When I first thought of heartbreak it was a figure of speech not really real! But you don't know anything about it till you've experienced it
The pain i felt was the most horrible I felt actual heart break a sharp pain in my chest that sunk to my gut. My legs wobbled I couldn't stand up I couldn't hold back the tears. I collapsed barely being able to catch my breath my entire body ached as I wanted to scream out in agony why me!!!!!!
Authentic921 Authentic921
26-30, M
2 Responses Oct 15, 2014

Me too. And I can't figure out how to make it go away. And I'm not even sure if I want to it, because I don't want to get over him. The only way I want my heartbreak to heal is if he takes me back, and I can't accept that that is not going to happen. How long does it take to not feel like this? It's been over a month and still eating and sleeping are nearly impossible and I just hurt all the time. It's literally a physical pain.

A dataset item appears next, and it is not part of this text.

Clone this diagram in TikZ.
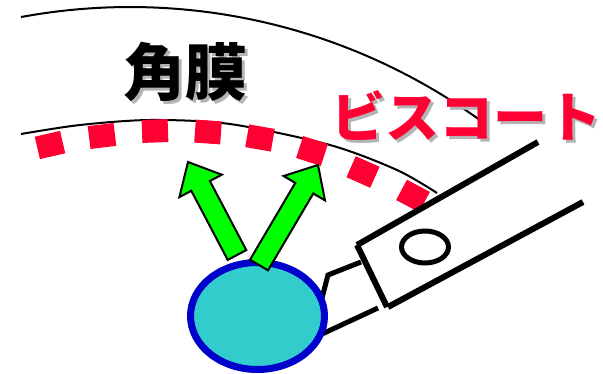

I can't tell you how long it last but a year ago I felt exactly how you feel. I couldn't get over it. I wanted everything that I thought I was losing It's gotten better but I still feel some pain I'm not a rut like I was before! I personally don't believe you ever heal from it for some people it doesn't go away over time it will heal but you will still have the same scar reminding you of what happened!!!! Surprisingly heartbreak isn't a figure of speech it actually hurts mentally and physically

I so appreciate your insight. I'm sick of everyone telling me "I'm better off without him" and "you'll be fine." I'm not better off, and I'm not fine, and this is going to always affect me. It's nice to speak with someone who gets it. I know it will get better, but I appreciate my feelings being validated rather than belittled. Thank you.

Everyone compares relationships to movies and TV shows and honestly those things aren't realistic when your emotions and your mindset are keen on something and it gets ****** the way and you lose it abruptly everything changes only people who were genuine or didn't care can move on emotionally from person-to-person..... But I will say that you shouldn't let it destroy you but you shouldn't dismiss it as well

How can we love someone as much where they are not loving us and caring about us?! I just cant believe im dying from pain here and he is just going on with his life normally!!
I keep blaming myself for loosing him where im still unsure was it him or me..id do what so ever to go 3 months back :( And yes why me :(((

1 More Response

Yeah, me too, I try to ignore it, but it's there a lot, in the back of my mind.